Can the side effects of prescription medications qualify as disabilities all by themselves?
The answer’s yes, according to a recent federal appeals court ruling.
It’s an intriguing case: A civilian employee at the Tobyhanna Army Depot in Pennsylvania was diagnosed with sleep apnea. His doctors said it was probably caused by his obesity.
In order to help him lose weight — and lessen the symptoms of the sleep disorder — the man was prescribed a medication designed to “bind” some of the fat in his diet. The problem, to put it elegantly, was that the medicine made him have to go to the rest room. A lot.
One workday, according to court papers, the man spent two hours in the bathroom.
Eventually, the man was let go in a layoff.
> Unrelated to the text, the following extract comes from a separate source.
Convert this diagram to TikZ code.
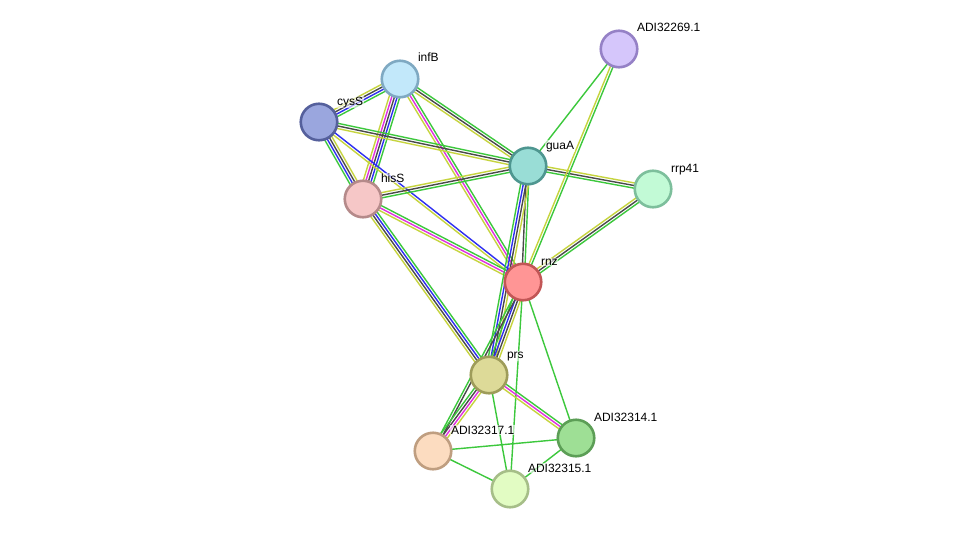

He sued, saying he’d been terminated because of his disability — the side effects of the prescribed weight-loss meds.
Employee had option to change
The key fact in the case: The man didn’t claim his morbid obesity or sleep apnea were disabilities. So the question for the court amounted to: Were the man’s bathroom difficulties — caused by his weight loss medicine — covered under the Americans with Disabilities Act (ADA)?
The judge said no — but only because the employee had the option to ask his doctor to change his meds.
In other circumstances, the judge ruled, side effects from medication and medical treatments could qualify as disabilities. The court cited three scenarios:
- The treatment is required “in the prudent judgment of the medical profession”
- The treatment is not just an “attractive option”, and
- The treatment is not required solely in anticipation of an impairment resulting from the (patient’s) voluntary choices.
Because the man had other options for treatment, his prescription didn’t fall under the umbrella of “required in the prudent judgment of the medical profession,” the court ruled.
Cite: Sulima v. Tobbyhanna Army Depot et al.